Poetry and immigration law are an unlikely combination, but a highly successful one nevertheless for Iris Gomez. Born in Cartagena, Colombia, Gomez grew up in Miami. In addition to many professional publications, she is the author of a new, highly acclaimed novel, Try to Remember, which has won praise from such prominent national magazines such as O, The Oprah Magazine and Latina, among others, and is listed by the Association of American Publishers among its Recommended Latino Books of 2010. 

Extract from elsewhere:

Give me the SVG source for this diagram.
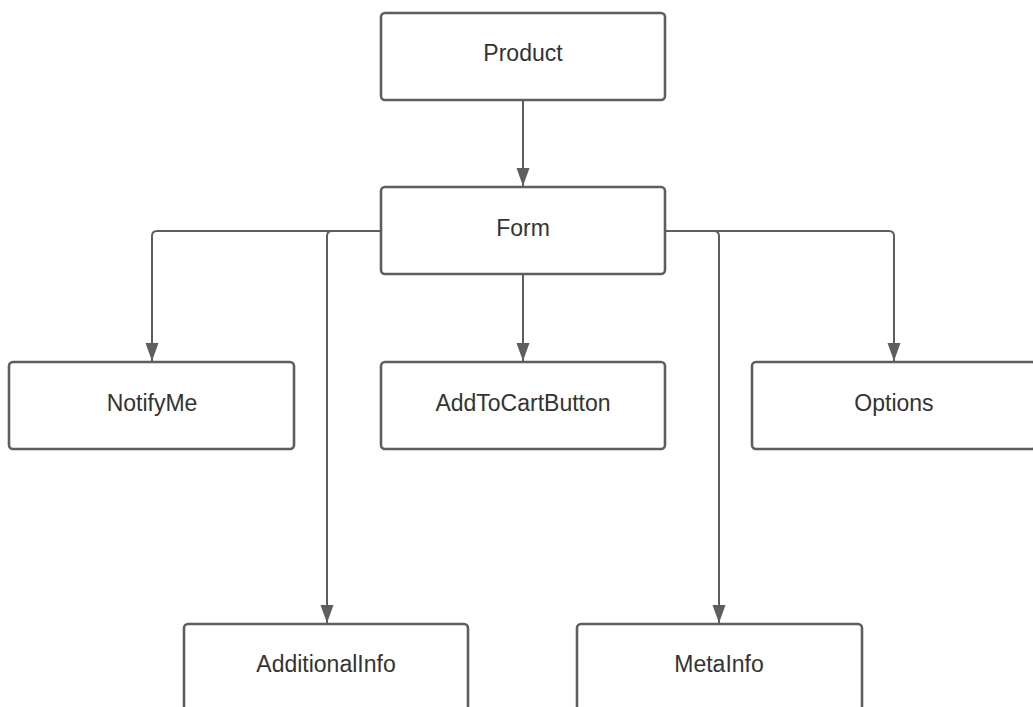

Ms. Gomez has been honored with such prestigious professional and community awards as the Las Primeras Award for Latina trailblazers from the Massachusetts Association of Hispanic Attorneys, a Women of Justice award from the two leading Massachusetts women’s bar organizations, and the Access to Justice Award from the Massachusetts Bar Association, as well as others from the Boston Bar Association, the American Immigration Lawyers Association, and the Massachusetts Immigrant and Refugee Advocacy Coalition. She is frequently called upon to speak as an expert on immigration law matters in public, including on the nationally-televised Cristina show; and interviews with Ms. Gomez about her novel and its immigrant themes can found in such varied national and local media as National Public Radio’s The Roundtable and BU Today. Her literary accomplishments also include two poetry collections, one about the native history and nature of Massachusetts’ own Blue Hills Reservation and another that received a national literary prize for Latino poetry in 2001.

This evening is co-sponsored by Food For Thought Books, The Center for Latin American, Caribbean and Latino Studies at UMASS-Amherst and LACLOF.